Now let’s turn this a little bleak. How money effects relationships. “Good relationships with partners, family and friends support good mental health and resilience. Yet the CFFC’s Financial Capability Barometer Survey of 3132 adult New Zealanders found that 1 in 5 (19%) respondents had problems with interpersonal relationships (partners, family or close friends) due to financial concerns.” We’ll join some dots here. Financial stress, emotional stress, relationship stress… What is the extreme of this stress? Does NZ have a challenge with suicide rates? Is that taking this argument too far?
I’ve shown you some research from regulators and Government bodies, let’s take a quick look at industry. An easy one is a recent study from AIA Life. The research showed that over a third of Kiwis don’t want to think about ‘difficult but necessary’ topics like death or serious illness, or the financial impact it might have on their family. “… two thirds of Kiwis having never had a conversation about life insurance…” [Nick Stanhope, CEO of AIA]
If you are a regular reader of my blogs, you will know my views on the importance of life insurance as part of a personal money management programme. Yes, I am a financial adviser, so you can be forgiven for thinking cynically. However, when barely 25% of adults have life insurance, I think that is a concern. The impact is not just on the individual; the family and community are impacted by this utter ignorance of financial protection.
Sustained change? Education and investment.
Education – start young
The NZ Curriculum (for schools) website states that “Financial capability is highlighted […] as an example of the type of theme that schools could (my italics) use for effective cross-curricular teaching and learning programmes.”
Here is a thought. If having such a poor financial capability is economically detrimental to NZ Inc, why not make this mandatory?
Pushpa Wood from NZ Curriculum says that very broadly, there are two key sections to think of in terms the financial curriculum. These are “skills and motivation’ (or behaviour). Skills can be taught. Behaviours can be learnt.
Investment – more of it
This is where industry and regulators need to step up. How many reports and discussions are needed before there is actual investment to help people lift their “skills and motivations”? Again, from my perspective, it is in the industry’s best advantage to have a knowledgeable client base. I’ll let someone else do a back of the envelope calculation to work out if life insurance alone went from 25% of adults to 35%…? It would likely add a few billion dollars to the industry as a crude guess.
Our role as industry is to educate people. Before they become clients. Give first. Give information for free.
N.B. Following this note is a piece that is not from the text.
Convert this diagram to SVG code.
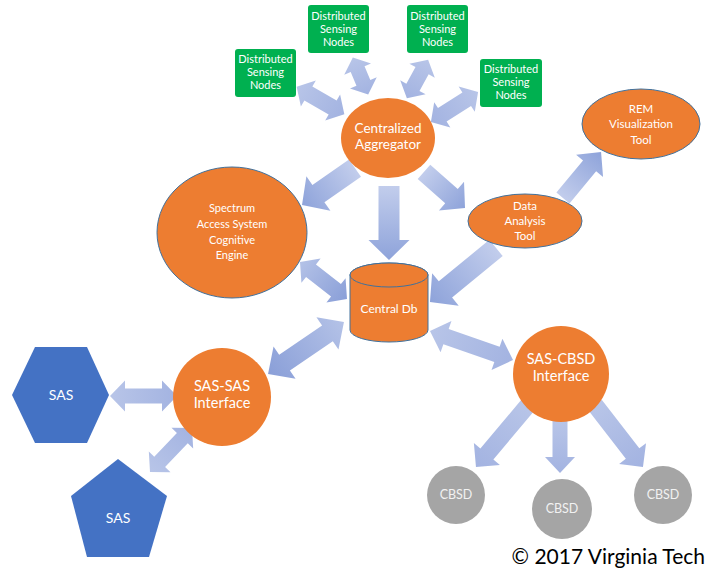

There is no value in IP (intellectual property) of basic money management information in 2020.
Again to the NZ Curriculum and their vision for financial capability…
“The cross-curricular theme of financial capability supports the vision by providing a learning context for students to become:
- informed decision makers
- financially literate and numerate
- enterprising and entrepreneurial
- contributors to the well-being of New Zealand.
Supporting students to become responsible, confident, and independent managers of money will enable them to live, learn, work, and contribute as active members of their communities.”
A fantastic vision.
However, forgive me for being a little simplistic, but the first and possibly second point appears to be the same in intention as the Code of Conduct that we’ll be adhering to 15th March 2021. This is good, but we can help move things along.
What if we were able to lift the financial capability of ordinary Kiwis above current levels? Could these type of skills, compound interest and time/value/money help the ‘engine room’ of New Zealand, the SMEs? Could a concerted effort in this space help NZ communities in lower socio-economic demographics manage their financial stresses a little easier? Let’s be bold… could some drastic work in this area help reduce the suicide rates in NZ…?
Nah, she’ll be right mate – don’t rock the boat, she’s sinking all on her own. As long as the housing market keeps going up, then 5% of the population will be sweet-as bro.